- Education: University of Western Ontario
- Occupation: Business consultant
- Known for: Embezzling from the Canadian Imperial Bank of Commerce

= Brian Molony =

Canadian compulsive gambler

Brian Molony is a Canadian self-admitted former compulsive gambler from Toronto, known for embezzling millions from the Canadian Imperial Bank of Commerce (CIBC), the second-largest bank in Canada.

== Early life and education ==
Molony developed a passion for the race track and gambling from the age of ten, and acted as a bookie for his schoolmates. He graduated from the University of Western Ontario with a degree in journalism.

== CIBC career and embezzlement ==
Initially planning to be a financial writer, he did so well in a Canadian Imperial Bank of Commerce (CIBC) aptitude test that he was put in their management-training program and hired right out of university. Molony spent a few weeks as a teller, before working in savings, current accounts, foreign exchange and loan accounting, then "floating" among some of the bank's network of about 1,600 branches, which gave him a further exposure to the bank's inner workings.

At the same time, he was embezzling $10.2 million from CIBC to feed his gambling habit, writing loans in the names of both real and fictitious companies. Molony was then able to transfer millions of dollars out of the bank through a company called California Clearing Corp., a wholly owned subsidiary of Desert Palace, a Las Vegas casino. This corporation's only purpose was to let people deposit sums of money into the casino without detection.

Molony was arrested on April 27, 1982, the day after he lost a million dollars at the tables at Caesars Atlantic City Hotel-Casino. Caesars claimed that it never asked Molony for personal or credit information, yet admitted in court to supplying him with tens of thousands of dollars' worth of hotel rooms and a private Learjet to travel to and from Las Vegas and Atlantic City.

Molony pleaded guilty to embezzlement in November 1983, and served two and a half years in prison, although some sources claim that he served six years. On release, he agreed to a program of restitution and community service, which includes public speaking about the compulsion of gambling. Molony is now married with children, and works as a business consultant.

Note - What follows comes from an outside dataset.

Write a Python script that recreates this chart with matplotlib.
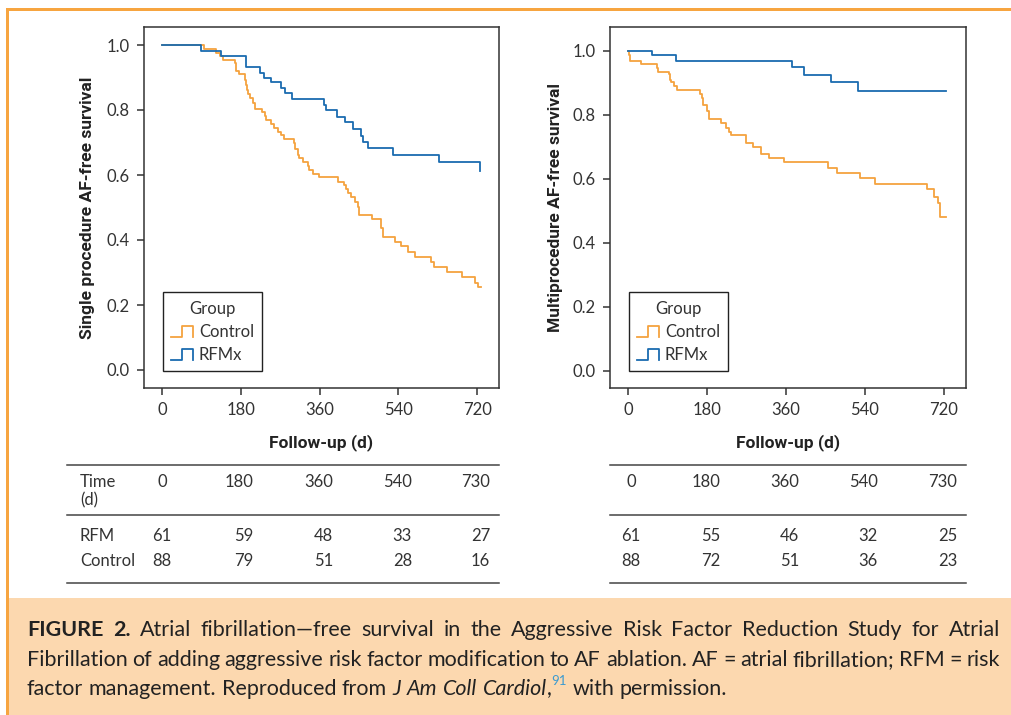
import matplotlib
matplotlib.use('Agg')
import matplotlib.pyplot as plt
from matplotlib.lines import Line2D
from matplotlib.patches import Rectangle
from matplotlib.legend_handler import HandlerBase

W, H = 1012, 715

# single procedure curves (days, survival)
single_rfm_t = [0, 90, 134, 191, 225, 232, 248, 273, 280, 298, 371, 375, 399, 419, 436,
                455, 460, 470, 527, 633, 726]
single_rfm_s = [1.0, 0.982, 0.966, 0.932, 0.915, 0.897, 0.885, 0.867, 0.851, 0.833, 0.815,
                0.799, 0.779, 0.762, 0.743, 0.720, 0.703, 0.684, 0.662, 0.639, 0.612]
single_ctrl_t = [0, 96, 124, 132, 140, 166, 170, 176, 189, 191, 194, 197, 202, 208, 212,
                 229, 235, 238, 250, 257, 265, 273, 278, 301, 305, 311, 314, 322, 333, 337,
                 346, 358, 402, 415, 421, 424, 432, 440, 447, 451, 479, 500, 504, 533, 546,
                 561, 579, 614, 622, 652, 685, 715, 721, 728]
single_ctrl_s = [1.0, 0.987, 0.976, 0.966, 0.954, 0.944, 0.921, 0.910, 0.892, 0.877, 0.862,
                 0.849, 0.836, 0.821, 0.803, 0.795, 0.782, 0.769, 0.757, 0.744, 0.733, 0.723,
                 0.710, 0.697, 0.679, 0.662, 0.651, 0.641, 0.628, 0.615, 0.603, 0.593, 0.579,
                 0.569, 0.556, 0.544, 0.531, 0.518, 0.503, 0.477, 0.464, 0.436, 0.408, 0.395,
                 0.382, 0.364, 0.349, 0.333, 0.318, 0.303, 0.285, 0.269, 0.254, 0.254]

# multiprocedure curves
multi_rfm_t = [0, 55, 109, 374, 401, 462, 525, 724]
multi_rfm_s = [1.0, 0.988, 0.969, 0.948, 0.925, 0.901, 0.873, 0.873]
multi_ctrl_t = [0, 2, 5, 29, 65, 69, 93, 96, 99, 105, 111, 164, 168, 172, 179, 185, 213,
                223, 230, 235, 269, 285, 302, 322, 355, 456, 475, 528, 563, 682, 696, 707,
                711, 724]
multi_ctrl_s = [1.0, 0.986, 0.969, 0.957, 0.945, 0.934, 0.926, 0.910, 0.901, 0.891, 0.876,
                0.864, 0.853, 0.830, 0.810, 0.786, 0.773, 0.760, 0.747, 0.738, 0.713, 0.700,
                0.676, 0.666, 0.651, 0.635, 0.619, 0.603, 0.584, 0.567, 0.544, 0.523, 0.481,
                0.481]

x_ticks = [0, 180, 360, 540, 720]
y_ticks = [0.0, 0.2, 0.4, 0.6, 0.8, 1.0]

table_times = ['0', '180', '360', '540', '730']
single_rfm_n = [61, 59, 48, 33, 27]
single_ctrl_n = [88, 79, 51, 28, 16]
multi_rfm_n = [61, 55, 46, 32, 25]
multi_ctrl_n = [88, 72, 51, 36, 23]

ORANGE = '#F5A33F'
BLUE = '#1A6BB0'
BORDER = '#F7A540'
CAPTION_BG = '#FCD8AF'
TEXT = '#333333'

plt.rcParams['font.family'] = ['Lato', 'DejaVu Sans']

fig = plt.figure(figsize=(W / 100, H / 100), dpi=100)


def fx(x):
    return x / W


def fy(y):
    return 1 - y / H


class StepHandler(HandlerBase):
    def create_artists(self, legend, orig_handle, xdescent, ydescent, width, height,
                       fontsize, trans):
        x0, y0 = -xdescent, -ydescent
        lo, hi = y0 + 0.0 * height, y0 + 0.9 * height
        xs = [x0, x0 + 0.5 * width, x0 + 0.5 * width, x0 + width, x0 + width]
        ys = [lo, lo, hi, hi, lo]
        line = Line2D(xs, ys, color=orig_handle.get_color(), lw=1.3, transform=trans)
        return [line]


def draw_panel(left, right, t_ctrl, s_ctrl, t_rfm, s_rfm, ylabel, ylabel_x, y_one, y_zero):
    top, bottom = 27, 388
    ax = fig.add_axes([fx(left), fy(bottom), (right - left) / W, (bottom - top) / H])
    ax.step(t_ctrl, s_ctrl, where='post', color=ORANGE, lw=1.3, label='Control')
    ax.step(t_rfm, s_rfm, where='post', color=BLUE, lw=1.3, label='RFMx')

    # axis limits from pixel positions of 0 / 1
    per = y_zero - y_one
    ax.set_ylim(-(bottom - y_zero) / per, 1 + (y_one - top) / per)
    ax.set_xlim(-41, 770)
    ax.set_xticks(x_ticks)
    ax.set_yticks(y_ticks)
    ax.set_yticklabels(['%.1f' % v for v in y_ticks])
    ax.tick_params(direction='out', length=5, width=1.1, colors='#333333',
                   labelsize=12, labelcolor=TEXT, pad=5)
    for sp in ax.spines.values():
        sp.set_color('#333333')
        sp.set_linewidth(1.1)

    ax.set_xlabel('Follow-up (d)', fontsize=12.5, fontweight='bold', family='Roboto',
                  color='#222222')
    ax.xaxis.set_label_coords(0.5, -(434 - bottom) / (bottom - top))
    ax.set_ylabel(ylabel, fontsize=12.5, fontweight='bold', family='Roboto', color='#222222')
    ax.yaxis.label.set_va('center')
    ax.yaxis.set_label_coords((ylabel_x - left) / (right - left), 0.5)

    leg = ax.legend(title='Group', loc='lower left',
                    bbox_to_anchor=(19 / (right - left), (bottom - 371) / (bottom - top)),
                    borderaxespad=0, fontsize=12, title_fontsize=12, frameon=True,
                    fancybox=False, framealpha=1, edgecolor='#222222',
                    handlelength=1.3, handletextpad=0.35, labelspacing=0.42,
                    borderpad=0.5, handler_map={Line2D: StepHandler()})
    leg.get_frame().set_linewidth(1.0)
    for t in leg.get_texts():
        t.set_color(TEXT)
    leg.get_title().set_color(TEXT)
    return ax


draw_panel(144, 499, single_ctrl_t, single_ctrl_s, single_rfm_t, single_rfm_s,
           'Single procedure AF-free survival', 88, 45, 370)
draw_panel(610, 966, multi_ctrl_t, multi_ctrl_s, multi_rfm_t, multi_rfm_s,
           'Multiprocedure AF-free survival', 556, 50.7, 370.7)


def hline(x0, x1, y):
    fig.add_artist(Line2D([fx(x0), fx(x1)], [fy(y), fy(y)], color='#444444', lw=1.1,
                          transform=fig.transFigure))


def draw_table(x0, x1, first_col, cols, rfm_n, ctrl_n, with_labels):
    hline(x0, x1, 465)
    hline(x0, x1, 515)
    hline(x0, x1, 583)
    kw = dict(fontsize=12, color=TEXT, va='center')
    if with_labels:
        fig.text(fx(80), fy(482), 'Time', ha='left', **kw)
        fig.text(fx(80), fy(500), '(d)', ha='left', **kw)
        fig.text(fx(80), fy(536), 'RFM', ha='left', **kw)
        fig.text(fx(80), fy(561), 'Control', ha='left', **kw)
    xs = [first_col] + cols
    for i, x in enumerate(xs):
        ha = 'center' if i == 0 else 'right'
        fig.text(fx(x), fy(482), table_times[i], ha=ha, **kw)
        fig.text(fx(x), fy(536), str(rfm_n[i]), ha=ha, **kw)
        fig.text(fx(x), fy(561), str(ctrl_n[i]), ha=ha, **kw)


draw_table(67, 499, 162, [253, 333, 412, 490], single_rfm_n, single_ctrl_n, True)
draw_table(610, 966, 631, [720, 799, 878, 957], multi_rfm_n, multi_ctrl_n, False)

# frame and caption box
fig.add_artist(Rectangle((fx(9), fy(715)), (W - 9) / W, (715 - 598) / H,
                         transform=fig.transFigure, color=CAPTION_BG, lw=0))
fig.add_artist(Rectangle((fx(6), fy(11)), (W - 6) / W, 3 / H,
                         transform=fig.transFigure, color=BORDER, lw=0))
fig.add_artist(Rectangle((fx(6), fy(715)), 3 / W, (715 - 8) / H,
                         transform=fig.transFigure, color=BORDER, lw=0))


# caption, justified like the journal layout
def words(s, style='n'):
    return [[(w, style)] for w in s.split()]


caption_lines = [
    words('FIGURE 2.', 'b') + words('Atrial fibrillation—free survival in the Aggressive '
                                    'Risk Factor Reduction Study for Atrial'),
    words('Fibrillation of adding aggressive risk factor modification to AF ablation. '
          'AF = atrial fibrillation; RFM = risk'),
    words('factor management. Reproduced from') + words('J Am Coll', 'i')
    + [[('Cardiol', 'i'), (',', 'n'), ('91', 'sup')]] + words('with permission.'),
]
caption_base = [636, 666, 695]

renderer = fig.canvas.get_renderer()


def seg_props(style, fs):
    p = dict(fontsize=fs, color='#222222')
    if style == 'b':
        p['fontweight'] = 'bold'
    elif style == 'i':
        p['fontstyle'] = 'italic'
    elif style == 'sup':
        p['fontsize'] = fs * 0.62
        p['color'] = '#3A9AD0'
    return p


def text_width(s, props):
    t = fig.text(0, 0, s, **props)
    w = t.get_window_extent(renderer).width
    t.remove()
    return w


def line_widths(line, fs):
    ws = []
    for word in line:
        ws.append(sum(text_width(s, seg_props(st, fs)) for s, st in word))
    return ws


fs0 = 14
space0 = text_width('x x', seg_props('n', fs0)) - text_width('xx', seg_props('n', fs0))
w3 = sum(line_widths(caption_lines[2], fs0)) + space0 * (len(caption_lines[2]) - 1)
fs = fs0 * 700 / w3
space = space0 * fs / fs0

left_x, right_x = 27, 1000
for i, line in enumerate(caption_lines):
    ws = line_widths(line, fs)
    if i < 2:
        gap = (right_x - left_x - sum(ws)) / (len(line) - 1)
    else:
        gap = space
    x = left_x
    for word, w in zip(line, ws):
        cx = x
        for s, st in word:
            props = seg_props(st, fs)
            y = caption_base[i] - (fs * 0.45 * 100 / 72 if st == 'sup' else 0)
            fig.text(fx(cx), fy(y), s, ha='left', va='baseline', **props)
            cx += text_width(s, props)
        x += w + gap

fig.savefig('out.png', dpi=100)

A federal lawsuit, filed by the CIBC in 1982, contended that Caesars officials induced Molony to gamble even though they knew—or should have known—that the money could not possibly have been his. CIBC's counsel initially stated that he hoped to recover some $4,732,000 that Molony lost at Caesars from February 7, 1981, to April 23, 1982; the terms of the settlement are private. As part of an agreement between the casino and the state Division of Gaming Enforcement, Caesars was forced to close for a day on November 30, the Saturday after Thanksgiving, as a disciplinary measure. The New Jersey Casino Control Commission also levied $36,500 in fines against six Caesars employees. Industry analysts estimated that the casino stood to lose between $700,000 and $800,000 because of the shutdown.

== In media ==
Gary Stephen Ross's non-fiction book Stung: The Incredible Obsession of Brian Molony chronicles Molony's 18 months of increasingly brazen fraud and out-of-control gambling. In the film Owning Mahowny, based on Ross's book, Philip Seymour Hoffman played Dan Mahowny, a character based on Molony.